Menurutnya, guru yang berkarakter mampu membentuk dan mengeluarkan potensi terbaik siswa.

Hal ini berdasarkan pengalamannya di masa lalu ketika ia selalu mengingat guru-gurunya yang keras, cerewet, dan paling banyak memberi PR.

"Ternyata setelah saya keluar dari sekolah dan menjalankan karier, saya baru sadar justru guru-guru saya yang paling cerewet itu sebetulnya yang menjadikan kita berhasil," kata Prabowo.

Menurutnya, sikap guru yang terkesan cerewet dan keras itu merupakan bentuk kepedulian mereka terhadap murid untuk mendorong potensi terbaik.

Menteri Pertahanan itu juga menyoroti pentingnya peran lingkungan dalam pembentukan karakter anak.

Sekali lagi, Prabowo mencontohkan dirinya yang lahir tak lama setelah Indonesia merdeka, sehingga suasana heroisme masih sangat kental.

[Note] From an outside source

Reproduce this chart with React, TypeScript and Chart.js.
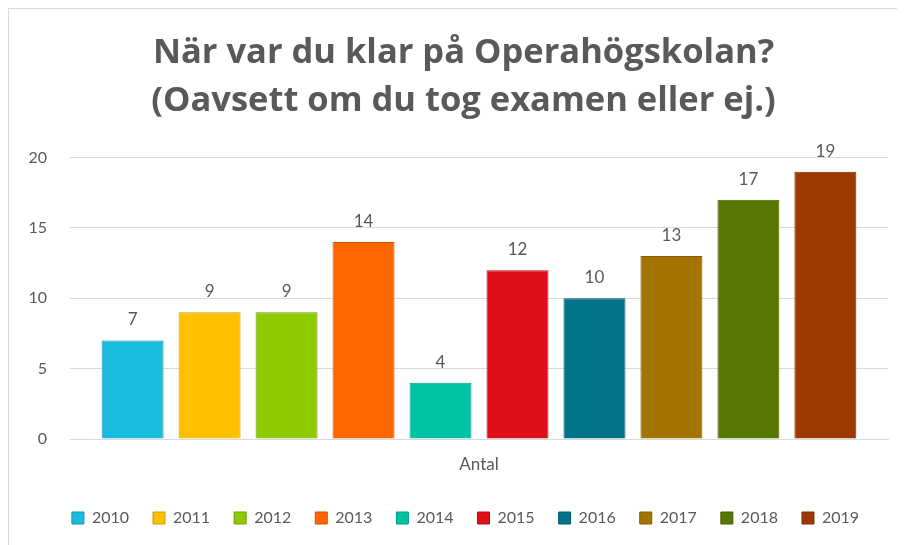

"Waktu kecil saya selalu dibawa oleh kakek saya, orangtua saya ke Taman Makam Pahlawan. Di situ ditunjukkan, 'ini makam pamanmu, pamanmu gugur waktu memperjuangkan kita merdeka'," ujar Prabowo.

"Jadi lingkungan ini ikut memengaruhi saya, sehingga dalam langkah demi langkah, saya selalu meraskan, bangsa saya harus kuat, harus makmur, harus sederajat dengan bangsa yang pernah menjajah kita," sambungnya.

Ganjar Pranowo

Sementara itu, Gubenur Jawa Tengah Ganjar Pranowo menilai, pendidikan adalah perilaku, budi pekerti, belajar menghormati, dan menjaga intergitas.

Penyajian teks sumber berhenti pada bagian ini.